• SUPPLIED MATERIAL
>>>

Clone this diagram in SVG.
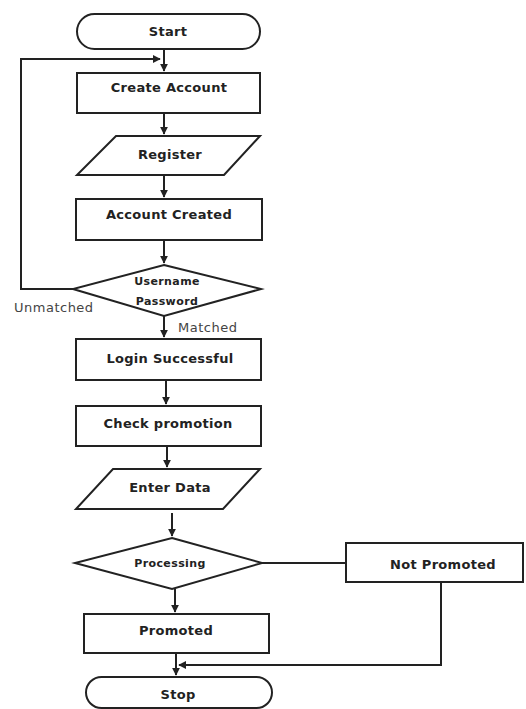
<svg xmlns="http://www.w3.org/2000/svg" width="526" height="709" viewBox="0 0 526 709">
<style>
.s{fill:#fff;stroke:#222;stroke-width:2}
.t{font-family:"DejaVu Sans",sans-serif;font-weight:bold;font-size:13px;letter-spacing:0.3px;fill:#222;text-anchor:middle;dominant-baseline:central}
.sm{font-size:11px;letter-spacing:0.4px}
.l{font-family:"DejaVu Sans",sans-serif;font-size:13px;letter-spacing:0.5px;fill:#444}
.c{fill:none;stroke:#222;stroke-width:2}
</style>
<defs>
<marker id="a" viewBox="0 0 10 10" refX="9" refY="5" markerWidth="4" markerHeight="4" orient="auto"><path d="M0,0L10,5L0,10z" fill="#222"/></marker>
</defs>
<rect width="526" height="709" fill="#fff"/>
<g id="connectors">
<path class="c" d="M164,49V71" marker-end="url(#a)"/>
<path class="c" d="M73,289H21V59H160" marker-end="url(#a)"/>
<path class="c" d="M164,113V134" marker-end="url(#a)"/>
<path class="c" d="M164,176V197" marker-end="url(#a)"/>
<path class="c" d="M164,240V263" marker-end="url(#a)"/>
<path class="c" d="M164,316V337" marker-end="url(#a)"/>
<path class="c" d="M166,380V404" marker-end="url(#a)"/>
<path class="c" d="M167,446V467" marker-end="url(#a)"/>
<path class="c" d="M172,513V536" marker-end="url(#a)"/>
<path class="c" d="M262,563H346"/>
<path class="c" d="M175,589V612" marker-end="url(#a)"/>
<path class="c" d="M176,653V675" marker-end="url(#a)"/>
<path class="c" d="M441,582V665H179" marker-end="url(#a)"/>
<text class="l" x="14" y="312">Unmatched</text>
<text class="l" x="178" y="332">Matched</text>
</g>
<g id="start"><rect class="s" x="77" y="14" width="183" height="35" rx="17.5"/><text class="t" x="168" y="31">Start</text></g>
<g id="create"><rect class="s" x="77" y="73" width="183" height="40"/><text class="t" x="169" y="87">Create Account</text></g>
<g id="register"><polygon class="s" points="116,136 260,136 224,175 77,175"/><text class="t" x="170" y="154">Register</text></g>
<g id="created"><rect class="s" x="76" y="199" width="186" height="41"/><text class="t" x="169" y="214">Account Created</text></g>
<g id="userpass"><polygon class="s" points="164,265 261,289 164,316 73,289"/><text class="t sm" x="167" y="281">Username</text><text class="t sm" x="167" y="301">Password</text></g>
<g id="login"><rect class="s" x="76" y="339" width="185" height="41"/><text class="t" x="170" y="358">Login Successful</text></g>
<g id="check"><rect class="s" x="76" y="406" width="185" height="40"/><text class="t" x="168" y="423">Check promotion</text></g>
<g id="enter"><polygon class="s" points="113,469 260,469 223,509 76,509"/><text class="t" x="170" y="487">Enter Data</text></g>
<g id="processing"><polygon class="s" points="172,538 262,563 172,589 75,563"/><text class="t sm" x="170" y="563">Processing</text></g>
<g id="notpromoted"><rect class="s" x="346" y="543" width="177" height="39"/><text class="t" x="443" y="564">Not Promoted</text></g>
<g id="promoted"><rect class="s" x="84" y="614" width="185" height="39"/><text class="t" x="176" y="630">Promoted</text></g>
<g id="stop"><rect class="s" x="86" y="677" width="186" height="31" rx="15.5"/><text class="t" x="178" y="694">Stop</text></g>
</svg>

<<<

• WHAT IS EXPECTED
Leave out the pictures and retype every line above exactly.

• RESPONSE TO THIS EXERCISE
Clone this diagram in SVG.
<svg xmlns="http://www.w3.org/2000/svg" width="526" height="709" viewBox="0 0 526 709">
<style>
.s{fill:#fff;stroke:#222;stroke-width:2}
.t{font-family:"DejaVu Sans",sans-serif;font-weight:bold;font-size:13px;letter-spacing:0.3px;fill:#222;text-anchor:middle;dominant-baseline:central}
.sm{font-size:11px;letter-spacing:0.4px}
.l{font-family:"DejaVu Sans",sans-serif;font-size:13px;letter-spacing:0.5px;fill:#444}
.c{fill:none;stroke:#222;stroke-width:2}
</style>
<defs>
<marker id="a" viewBox="0 0 10 10" refX="9" refY="5" markerWidth="4" markerHeight="4" orient="auto"><path d="M0,0L10,5L0,10z" fill="#222"/></marker>
</defs>
<rect width="526" height="709" fill="#fff"/>
<g id="connectors">
<path class="c" d="M164,49V71" marker-end="url(#a)"/>
<path class="c" d="M73,289H21V59H160" marker-end="url(#a)"/>
<path class="c" d="M164,113V134" marker-end="url(#a)"/>
<path class="c" d="M164,176V197" marker-end="url(#a)"/>
<path class="c" d="M164,240V263" marker-end="url(#a)"/>
<path class="c" d="M164,316V337" marker-end="url(#a)"/>
<path class="c" d="M166,380V404" marker-end="url(#a)"/>
<path class="c" d="M167,446V467" marker-end="url(#a)"/>
<path class="c" d="M172,513V536" marker-end="url(#a)"/>
<path class="c" d="M262,563H346"/>
<path class="c" d="M175,589V612" marker-end="url(#a)"/>
<path class="c" d="M176,653V675" marker-end="url(#a)"/>
<path class="c" d="M441,582V665H179" marker-end="url(#a)"/>
<text class="l" x="14" y="312">Unmatched</text>
<text class="l" x="178" y="332">Matched</text>
</g>
<g id="start"><rect class="s" x="77" y="14" width="183" height="35" rx="17.5"/><text class="t" x="168" y="31">Start</text></g>
<g id="create"><rect class="s" x="77" y="73" width="183" height="40"/><text class="t" x="169" y="87">Create Account</text></g>
<g id="register"><polygon class="s" points="116,136 260,136 224,175 77,175"/><text class="t" x="170" y="154">Register</text></g>
<g id="created"><rect class="s" x="76" y="199" width="186" height="41"/><text class="t" x="169" y="214">Account Created</text></g>
<g id="userpass"><polygon class="s" points="164,265 261,289 164,316 73,289"/><text class="t sm" x="167" y="281">Username</text><text class="t sm" x="167" y="301">Password</text></g>
<g id="login"><rect class="s" x="76" y="339" width="185" height="41"/><text class="t" x="170" y="358">Login Successful</text></g>
<g id="check"><rect class="s" x="76" y="406" width="185" height="40"/><text class="t" x="168" y="423">Check promotion</text></g>
<g id="enter"><polygon class="s" points="113,469 260,469 223,509 76,509"/><text class="t" x="170" y="487">Enter Data</text></g>
<g id="processing"><polygon class="s" points="172,538 262,563 172,589 75,563"/><text class="t sm" x="170" y="563">Processing</text></g>
<g id="notpromoted"><rect class="s" x="346" y="543" width="177" height="39"/><text class="t" x="443" y="564">Not Promoted</text></g>
<g id="promoted"><rect class="s" x="84" y="614" width="185" height="39"/><text class="t" x="176" y="630">Promoted</text></g>
<g id="stop"><rect class="s" x="86" y="677" width="186" height="31" rx="15.5"/><text class="t" x="178" y="694">Stop</text></g>
</svg>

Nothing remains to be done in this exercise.